Dataset content:
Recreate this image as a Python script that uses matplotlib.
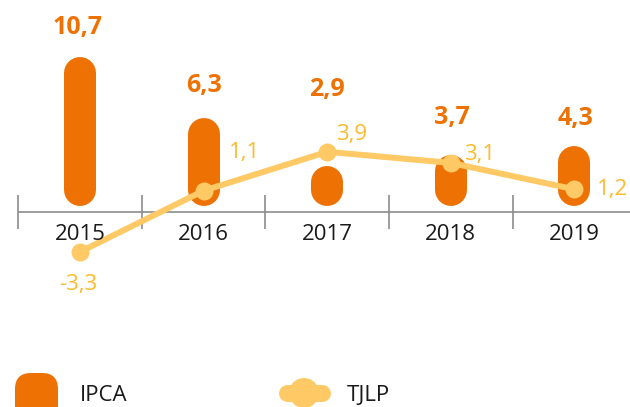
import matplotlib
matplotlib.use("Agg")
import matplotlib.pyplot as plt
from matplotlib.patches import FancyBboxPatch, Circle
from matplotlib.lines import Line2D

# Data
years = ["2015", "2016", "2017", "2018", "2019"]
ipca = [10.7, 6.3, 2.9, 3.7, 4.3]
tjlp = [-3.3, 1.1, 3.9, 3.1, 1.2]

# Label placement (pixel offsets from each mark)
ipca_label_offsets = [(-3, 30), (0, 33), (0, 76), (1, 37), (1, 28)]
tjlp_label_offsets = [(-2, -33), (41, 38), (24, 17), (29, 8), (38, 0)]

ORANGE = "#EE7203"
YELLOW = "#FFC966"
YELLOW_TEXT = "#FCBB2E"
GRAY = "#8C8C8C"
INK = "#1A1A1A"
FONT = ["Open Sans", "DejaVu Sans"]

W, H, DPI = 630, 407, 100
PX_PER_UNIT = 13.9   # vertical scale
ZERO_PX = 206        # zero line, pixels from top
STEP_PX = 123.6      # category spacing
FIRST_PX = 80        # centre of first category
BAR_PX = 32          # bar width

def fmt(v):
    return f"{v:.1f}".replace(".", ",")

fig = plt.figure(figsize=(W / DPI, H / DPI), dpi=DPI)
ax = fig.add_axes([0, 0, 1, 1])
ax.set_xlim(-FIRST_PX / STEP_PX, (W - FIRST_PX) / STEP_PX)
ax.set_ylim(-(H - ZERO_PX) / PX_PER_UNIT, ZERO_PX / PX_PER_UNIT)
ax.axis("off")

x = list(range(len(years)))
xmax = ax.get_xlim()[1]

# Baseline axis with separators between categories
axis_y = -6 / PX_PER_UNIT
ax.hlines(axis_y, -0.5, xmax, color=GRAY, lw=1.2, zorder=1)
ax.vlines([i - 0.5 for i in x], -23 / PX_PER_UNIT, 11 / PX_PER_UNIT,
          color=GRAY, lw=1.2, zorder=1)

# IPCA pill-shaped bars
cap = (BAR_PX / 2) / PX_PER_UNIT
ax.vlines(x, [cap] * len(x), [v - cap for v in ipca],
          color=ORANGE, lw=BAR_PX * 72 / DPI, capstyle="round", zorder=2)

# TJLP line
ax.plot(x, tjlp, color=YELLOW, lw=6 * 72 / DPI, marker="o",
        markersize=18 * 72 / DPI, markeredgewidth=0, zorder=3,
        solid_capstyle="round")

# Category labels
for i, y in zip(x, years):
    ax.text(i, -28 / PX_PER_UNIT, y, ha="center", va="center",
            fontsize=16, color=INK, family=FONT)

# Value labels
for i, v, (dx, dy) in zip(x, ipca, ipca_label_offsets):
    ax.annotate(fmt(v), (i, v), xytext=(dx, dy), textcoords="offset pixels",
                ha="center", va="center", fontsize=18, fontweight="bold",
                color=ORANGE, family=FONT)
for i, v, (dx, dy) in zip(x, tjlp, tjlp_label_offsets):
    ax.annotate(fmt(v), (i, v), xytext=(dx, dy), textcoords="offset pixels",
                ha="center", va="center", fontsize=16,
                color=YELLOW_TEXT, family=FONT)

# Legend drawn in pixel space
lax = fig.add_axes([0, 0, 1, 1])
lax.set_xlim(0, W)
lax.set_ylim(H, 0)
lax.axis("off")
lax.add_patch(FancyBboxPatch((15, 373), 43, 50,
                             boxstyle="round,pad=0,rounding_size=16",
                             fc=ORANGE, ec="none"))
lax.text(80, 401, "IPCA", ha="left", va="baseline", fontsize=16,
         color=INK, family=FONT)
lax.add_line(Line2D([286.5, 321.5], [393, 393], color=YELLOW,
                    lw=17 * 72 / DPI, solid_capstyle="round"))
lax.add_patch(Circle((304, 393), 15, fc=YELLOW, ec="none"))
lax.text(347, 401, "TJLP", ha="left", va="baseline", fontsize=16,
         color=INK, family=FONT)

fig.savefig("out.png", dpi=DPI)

---

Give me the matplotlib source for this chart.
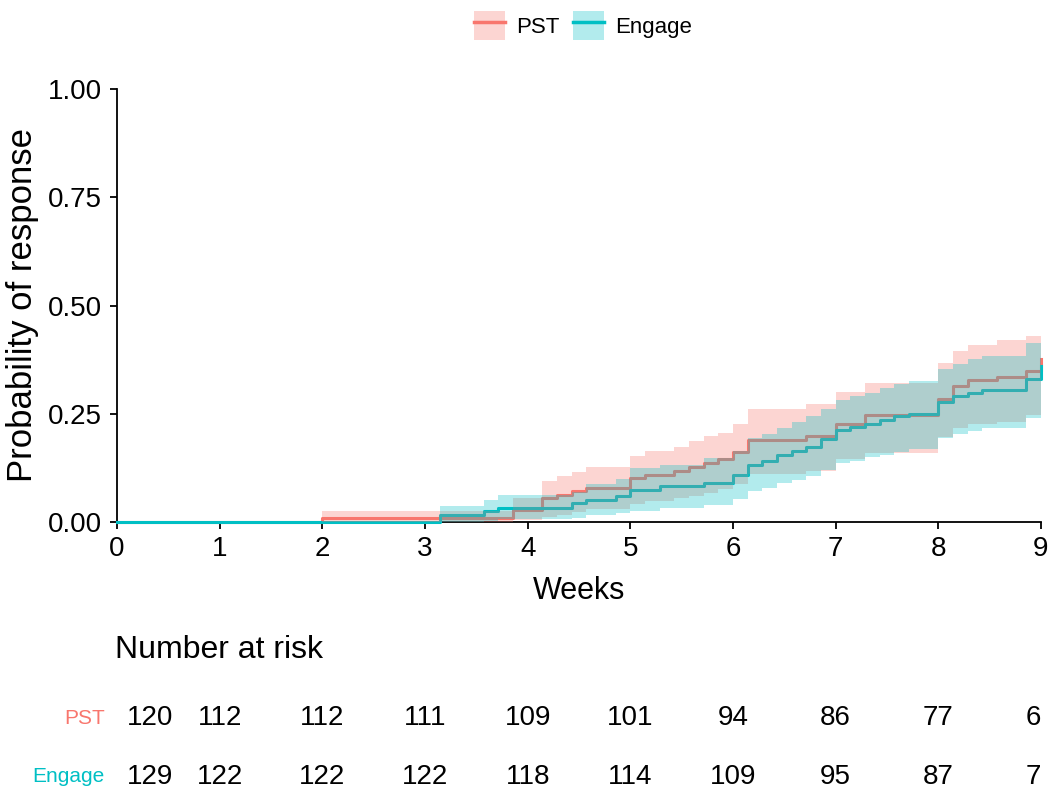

---

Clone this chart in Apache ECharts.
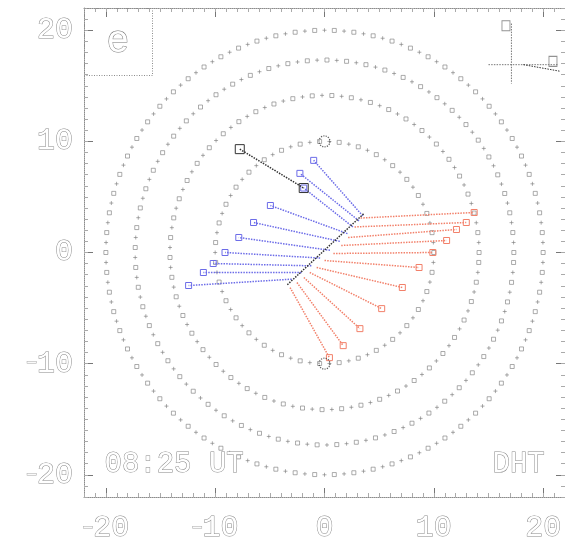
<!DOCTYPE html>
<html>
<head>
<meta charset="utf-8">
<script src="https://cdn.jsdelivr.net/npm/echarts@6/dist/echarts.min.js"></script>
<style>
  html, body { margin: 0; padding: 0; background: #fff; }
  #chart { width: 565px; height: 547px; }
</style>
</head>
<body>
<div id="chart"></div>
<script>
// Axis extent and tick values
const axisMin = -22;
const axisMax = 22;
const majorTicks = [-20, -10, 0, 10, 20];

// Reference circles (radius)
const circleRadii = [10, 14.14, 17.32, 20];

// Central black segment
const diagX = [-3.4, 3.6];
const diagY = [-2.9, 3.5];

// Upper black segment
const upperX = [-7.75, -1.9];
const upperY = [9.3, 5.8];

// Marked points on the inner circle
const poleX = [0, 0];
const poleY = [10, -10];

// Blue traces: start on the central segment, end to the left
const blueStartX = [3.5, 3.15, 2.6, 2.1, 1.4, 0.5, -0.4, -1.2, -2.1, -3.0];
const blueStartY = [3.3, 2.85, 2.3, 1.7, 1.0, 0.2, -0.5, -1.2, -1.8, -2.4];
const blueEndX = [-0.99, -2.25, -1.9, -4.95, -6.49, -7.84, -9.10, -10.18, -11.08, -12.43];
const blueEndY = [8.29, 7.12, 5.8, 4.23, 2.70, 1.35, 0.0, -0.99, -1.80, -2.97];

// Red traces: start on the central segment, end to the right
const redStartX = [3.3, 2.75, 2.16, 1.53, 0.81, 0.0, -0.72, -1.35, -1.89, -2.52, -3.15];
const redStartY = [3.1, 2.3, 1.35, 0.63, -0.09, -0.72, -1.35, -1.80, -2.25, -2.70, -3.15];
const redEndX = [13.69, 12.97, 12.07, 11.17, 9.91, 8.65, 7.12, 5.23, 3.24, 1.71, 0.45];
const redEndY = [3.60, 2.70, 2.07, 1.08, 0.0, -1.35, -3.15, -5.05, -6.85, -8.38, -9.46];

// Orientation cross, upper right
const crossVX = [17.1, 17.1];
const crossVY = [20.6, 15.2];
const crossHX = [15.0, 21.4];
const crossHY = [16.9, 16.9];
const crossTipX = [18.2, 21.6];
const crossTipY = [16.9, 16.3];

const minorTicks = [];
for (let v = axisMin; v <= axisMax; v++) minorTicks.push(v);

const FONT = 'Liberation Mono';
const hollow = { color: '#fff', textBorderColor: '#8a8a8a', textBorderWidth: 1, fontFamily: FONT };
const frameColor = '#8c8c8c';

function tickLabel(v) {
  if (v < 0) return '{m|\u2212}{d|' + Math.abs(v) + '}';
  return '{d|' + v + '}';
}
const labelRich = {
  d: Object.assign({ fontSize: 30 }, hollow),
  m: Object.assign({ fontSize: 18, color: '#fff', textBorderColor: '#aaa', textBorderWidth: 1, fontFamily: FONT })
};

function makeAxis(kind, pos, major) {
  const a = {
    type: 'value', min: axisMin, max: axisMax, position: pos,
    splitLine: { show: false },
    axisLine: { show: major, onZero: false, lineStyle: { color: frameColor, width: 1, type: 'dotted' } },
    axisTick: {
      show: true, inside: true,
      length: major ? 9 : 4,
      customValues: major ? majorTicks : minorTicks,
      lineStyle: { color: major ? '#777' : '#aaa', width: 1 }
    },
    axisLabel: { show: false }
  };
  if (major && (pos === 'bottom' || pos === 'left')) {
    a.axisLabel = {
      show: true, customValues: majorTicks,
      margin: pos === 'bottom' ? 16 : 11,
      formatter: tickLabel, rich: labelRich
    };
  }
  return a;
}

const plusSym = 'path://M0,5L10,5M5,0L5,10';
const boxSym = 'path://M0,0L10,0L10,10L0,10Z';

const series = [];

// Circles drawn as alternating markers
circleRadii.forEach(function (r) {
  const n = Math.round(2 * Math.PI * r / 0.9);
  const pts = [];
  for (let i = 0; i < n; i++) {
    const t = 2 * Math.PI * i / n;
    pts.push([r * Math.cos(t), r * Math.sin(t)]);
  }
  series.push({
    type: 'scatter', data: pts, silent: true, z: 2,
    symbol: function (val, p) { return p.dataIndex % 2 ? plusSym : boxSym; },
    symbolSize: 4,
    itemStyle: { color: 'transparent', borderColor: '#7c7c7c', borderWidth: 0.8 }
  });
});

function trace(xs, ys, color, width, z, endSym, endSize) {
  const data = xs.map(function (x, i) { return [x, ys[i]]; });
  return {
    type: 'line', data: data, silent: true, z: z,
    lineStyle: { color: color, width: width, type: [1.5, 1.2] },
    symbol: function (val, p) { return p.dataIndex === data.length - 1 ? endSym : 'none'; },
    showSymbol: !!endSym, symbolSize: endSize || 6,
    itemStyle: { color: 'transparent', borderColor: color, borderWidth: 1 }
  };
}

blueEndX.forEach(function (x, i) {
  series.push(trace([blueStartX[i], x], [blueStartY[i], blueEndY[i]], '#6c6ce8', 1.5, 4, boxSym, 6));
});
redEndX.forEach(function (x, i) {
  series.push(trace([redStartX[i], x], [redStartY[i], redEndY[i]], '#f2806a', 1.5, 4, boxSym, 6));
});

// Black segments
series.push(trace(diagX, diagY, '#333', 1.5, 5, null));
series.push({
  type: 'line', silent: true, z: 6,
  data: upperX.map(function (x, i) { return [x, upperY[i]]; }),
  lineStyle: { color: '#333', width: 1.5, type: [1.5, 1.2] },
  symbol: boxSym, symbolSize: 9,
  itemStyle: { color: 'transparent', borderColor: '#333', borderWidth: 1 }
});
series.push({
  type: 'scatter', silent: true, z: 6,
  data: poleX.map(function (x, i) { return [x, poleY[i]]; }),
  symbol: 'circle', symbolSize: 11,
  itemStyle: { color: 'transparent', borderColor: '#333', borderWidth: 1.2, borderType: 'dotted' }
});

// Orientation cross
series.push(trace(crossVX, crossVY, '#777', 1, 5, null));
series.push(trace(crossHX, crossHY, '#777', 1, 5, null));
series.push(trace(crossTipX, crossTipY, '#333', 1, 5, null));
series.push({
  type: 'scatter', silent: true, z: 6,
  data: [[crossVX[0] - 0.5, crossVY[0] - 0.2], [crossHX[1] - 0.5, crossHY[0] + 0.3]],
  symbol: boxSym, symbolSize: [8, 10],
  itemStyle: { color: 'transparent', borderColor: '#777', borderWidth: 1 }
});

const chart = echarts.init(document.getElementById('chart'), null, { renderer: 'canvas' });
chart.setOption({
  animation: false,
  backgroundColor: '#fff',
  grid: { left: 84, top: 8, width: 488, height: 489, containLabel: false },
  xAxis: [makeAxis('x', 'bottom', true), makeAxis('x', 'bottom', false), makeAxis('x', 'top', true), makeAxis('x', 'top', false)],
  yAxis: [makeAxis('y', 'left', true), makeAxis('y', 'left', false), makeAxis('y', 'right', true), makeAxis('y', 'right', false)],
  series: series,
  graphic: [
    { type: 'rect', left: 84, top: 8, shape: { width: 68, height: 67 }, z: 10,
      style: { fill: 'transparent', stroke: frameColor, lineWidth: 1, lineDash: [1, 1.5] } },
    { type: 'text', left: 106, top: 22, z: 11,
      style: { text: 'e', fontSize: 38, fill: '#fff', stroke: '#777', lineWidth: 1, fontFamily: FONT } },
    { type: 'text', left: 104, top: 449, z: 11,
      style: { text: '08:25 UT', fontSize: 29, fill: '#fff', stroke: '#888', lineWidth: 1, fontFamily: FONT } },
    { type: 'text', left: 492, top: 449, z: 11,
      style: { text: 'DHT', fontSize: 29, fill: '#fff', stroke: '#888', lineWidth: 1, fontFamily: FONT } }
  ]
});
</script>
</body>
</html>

Task: Without the pictures, write out exactly the lines from the one that has "Clone this chart in Apache ECharts." down to the one that has "-0.99, -1.80, -2.97];", both included.

Response below:
Clone this chart in Apache ECharts.
<!DOCTYPE html>
<html>
<head>
<meta charset="utf-8">
<script src="https://cdn.jsdelivr.net/npm/echarts@6/dist/echarts.min.js"></script>
<style>
  html, body { margin: 0; padding: 0; background: #fff; }
  #chart { width: 565px; height: 547px; }
</style>
</head>
<body>
<div id="chart"></div>
<script>
// Axis extent and tick values
const axisMin = -22;
const axisMax = 22;
const majorTicks = [-20, -10, 0, 10, 20];

// Reference circles (radius)
const circleRadii = [10, 14.14, 17.32, 20];

// Central black segment
const diagX = [-3.4, 3.6];
const diagY = [-2.9, 3.5];

// Upper black segment
const upperX = [-7.75, -1.9];
const upperY = [9.3, 5.8];

// Marked points on the inner circle
const poleX = [0, 0];
const poleY = [10, -10];

// Blue traces: start on the central segment, end to the left
const blueStartX = [3.5, 3.15, 2.6, 2.1, 1.4, 0.5, -0.4, -1.2, -2.1, -3.0];
const blueStartY = [3.3, 2.85, 2.3, 1.7, 1.0, 0.2, -0.5, -1.2, -1.8, -2.4];
const blueEndX = [-0.99, -2.25, -1.9, -4.95, -6.49, -7.84, -9.10, -10.18, -11.08, -12.43];
const blueEndY = [8.29, 7.12, 5.8, 4.23, 2.70, 1.35, 0.0, -0.99, -1.80, -2.97];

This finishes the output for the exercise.